GIVEN DATA ▸
-*-*-
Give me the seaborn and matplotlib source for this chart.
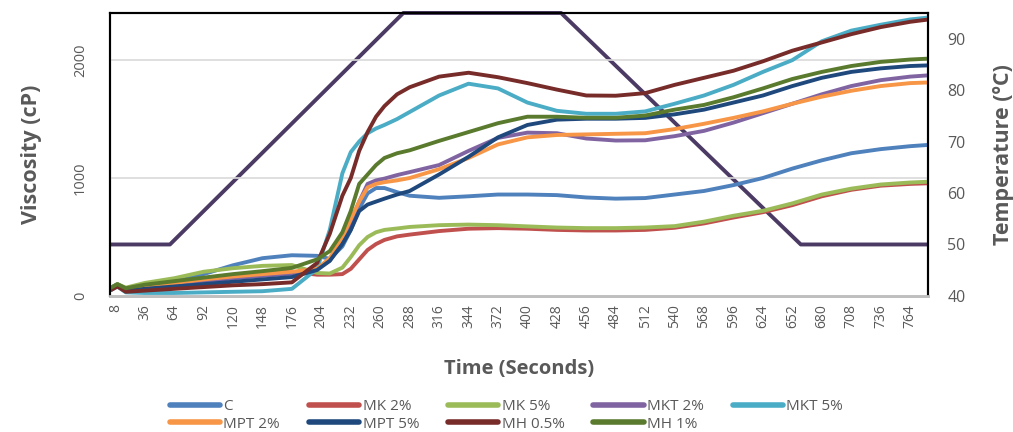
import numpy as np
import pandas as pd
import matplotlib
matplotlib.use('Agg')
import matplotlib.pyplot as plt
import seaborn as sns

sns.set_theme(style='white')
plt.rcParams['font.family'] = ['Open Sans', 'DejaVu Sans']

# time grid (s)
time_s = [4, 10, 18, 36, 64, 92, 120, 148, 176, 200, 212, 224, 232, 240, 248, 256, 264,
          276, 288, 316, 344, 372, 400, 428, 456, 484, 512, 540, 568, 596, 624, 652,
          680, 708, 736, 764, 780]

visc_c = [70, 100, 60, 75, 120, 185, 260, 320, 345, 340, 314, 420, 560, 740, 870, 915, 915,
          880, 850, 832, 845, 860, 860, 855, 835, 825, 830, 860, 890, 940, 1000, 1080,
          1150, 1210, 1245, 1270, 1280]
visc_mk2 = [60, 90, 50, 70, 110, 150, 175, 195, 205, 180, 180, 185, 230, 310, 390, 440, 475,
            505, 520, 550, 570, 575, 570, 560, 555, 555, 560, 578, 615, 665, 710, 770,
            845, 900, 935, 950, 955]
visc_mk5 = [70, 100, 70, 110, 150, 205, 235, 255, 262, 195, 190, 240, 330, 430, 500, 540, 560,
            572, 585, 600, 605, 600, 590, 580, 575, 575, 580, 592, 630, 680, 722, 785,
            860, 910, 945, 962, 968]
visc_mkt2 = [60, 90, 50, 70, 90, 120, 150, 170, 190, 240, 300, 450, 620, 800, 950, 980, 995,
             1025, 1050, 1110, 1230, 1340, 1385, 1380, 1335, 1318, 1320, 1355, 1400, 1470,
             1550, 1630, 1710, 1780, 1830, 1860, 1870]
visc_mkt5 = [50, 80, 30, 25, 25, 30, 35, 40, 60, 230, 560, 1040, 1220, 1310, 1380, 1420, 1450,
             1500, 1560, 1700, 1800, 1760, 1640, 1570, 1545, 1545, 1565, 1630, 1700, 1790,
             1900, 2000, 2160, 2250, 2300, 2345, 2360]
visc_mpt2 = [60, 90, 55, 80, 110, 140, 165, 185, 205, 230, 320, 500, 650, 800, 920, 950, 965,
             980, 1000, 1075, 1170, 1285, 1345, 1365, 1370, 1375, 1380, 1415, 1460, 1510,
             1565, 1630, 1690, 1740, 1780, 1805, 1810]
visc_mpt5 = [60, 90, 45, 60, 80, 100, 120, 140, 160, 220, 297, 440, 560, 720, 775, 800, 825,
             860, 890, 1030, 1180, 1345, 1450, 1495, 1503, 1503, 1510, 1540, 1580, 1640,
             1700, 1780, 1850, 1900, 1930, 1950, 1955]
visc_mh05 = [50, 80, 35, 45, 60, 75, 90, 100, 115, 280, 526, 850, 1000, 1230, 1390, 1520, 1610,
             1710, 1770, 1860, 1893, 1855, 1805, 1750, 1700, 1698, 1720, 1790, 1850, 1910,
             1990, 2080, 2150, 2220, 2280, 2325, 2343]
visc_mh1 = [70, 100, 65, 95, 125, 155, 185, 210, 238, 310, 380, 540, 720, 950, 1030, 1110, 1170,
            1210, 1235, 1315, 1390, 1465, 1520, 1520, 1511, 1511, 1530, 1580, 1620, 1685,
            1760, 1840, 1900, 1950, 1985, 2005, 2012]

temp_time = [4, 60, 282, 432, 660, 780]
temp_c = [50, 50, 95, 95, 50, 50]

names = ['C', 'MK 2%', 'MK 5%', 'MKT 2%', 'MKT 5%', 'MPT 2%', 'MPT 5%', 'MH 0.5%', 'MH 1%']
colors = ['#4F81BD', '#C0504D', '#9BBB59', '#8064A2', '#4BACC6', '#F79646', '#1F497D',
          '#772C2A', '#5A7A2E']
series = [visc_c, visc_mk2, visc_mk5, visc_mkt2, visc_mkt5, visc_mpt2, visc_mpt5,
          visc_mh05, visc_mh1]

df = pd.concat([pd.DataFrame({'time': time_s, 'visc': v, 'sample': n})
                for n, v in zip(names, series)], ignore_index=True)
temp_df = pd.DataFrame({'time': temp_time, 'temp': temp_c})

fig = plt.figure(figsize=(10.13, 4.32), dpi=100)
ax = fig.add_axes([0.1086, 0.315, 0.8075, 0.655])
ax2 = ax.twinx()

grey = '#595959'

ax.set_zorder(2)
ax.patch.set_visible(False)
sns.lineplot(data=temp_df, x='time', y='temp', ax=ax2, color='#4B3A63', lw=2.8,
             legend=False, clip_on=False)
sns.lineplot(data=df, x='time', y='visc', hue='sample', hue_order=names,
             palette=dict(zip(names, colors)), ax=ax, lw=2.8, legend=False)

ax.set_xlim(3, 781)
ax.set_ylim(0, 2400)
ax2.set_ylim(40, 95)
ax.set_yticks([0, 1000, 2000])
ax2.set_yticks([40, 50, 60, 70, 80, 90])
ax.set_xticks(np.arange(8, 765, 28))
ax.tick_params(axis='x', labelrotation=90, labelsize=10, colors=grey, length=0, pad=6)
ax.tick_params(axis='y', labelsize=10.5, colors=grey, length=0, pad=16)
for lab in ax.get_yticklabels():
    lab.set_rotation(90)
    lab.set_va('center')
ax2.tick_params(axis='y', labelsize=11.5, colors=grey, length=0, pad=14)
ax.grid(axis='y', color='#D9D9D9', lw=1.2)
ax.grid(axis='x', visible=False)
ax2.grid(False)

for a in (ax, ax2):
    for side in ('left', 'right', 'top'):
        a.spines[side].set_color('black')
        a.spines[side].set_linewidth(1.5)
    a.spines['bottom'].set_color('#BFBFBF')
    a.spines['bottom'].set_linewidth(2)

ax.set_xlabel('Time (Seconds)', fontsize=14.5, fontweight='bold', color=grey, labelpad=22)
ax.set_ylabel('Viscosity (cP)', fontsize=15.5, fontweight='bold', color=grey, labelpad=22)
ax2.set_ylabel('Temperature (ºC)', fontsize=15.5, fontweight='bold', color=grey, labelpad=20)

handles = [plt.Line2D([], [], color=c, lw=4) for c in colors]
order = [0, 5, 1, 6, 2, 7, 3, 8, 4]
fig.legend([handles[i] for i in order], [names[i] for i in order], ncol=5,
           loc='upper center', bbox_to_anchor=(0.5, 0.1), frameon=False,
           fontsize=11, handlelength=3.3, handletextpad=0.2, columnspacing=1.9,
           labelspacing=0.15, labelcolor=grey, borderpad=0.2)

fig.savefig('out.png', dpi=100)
-*-*-
Pictures stay out. Print the data exactly, from its first line through the line containing "680, 708, 736, 764, 780]".

SOLUTION TO THE EXERCISE ▸
Give me the seaborn and matplotlib source for this chart.
import numpy as np
import pandas as pd
import matplotlib
matplotlib.use('Agg')
import matplotlib.pyplot as plt
import seaborn as sns

sns.set_theme(style='white')
plt.rcParams['font.family'] = ['Open Sans', 'DejaVu Sans']

# time grid (s)
time_s = [4, 10, 18, 36, 64, 92, 120, 148, 176, 200, 212, 224, 232, 240, 248, 256, 264,
          276, 288, 316, 344, 372, 400, 428, 456, 484, 512, 540, 568, 596, 624, 652,
          680, 708, 736, 764, 780]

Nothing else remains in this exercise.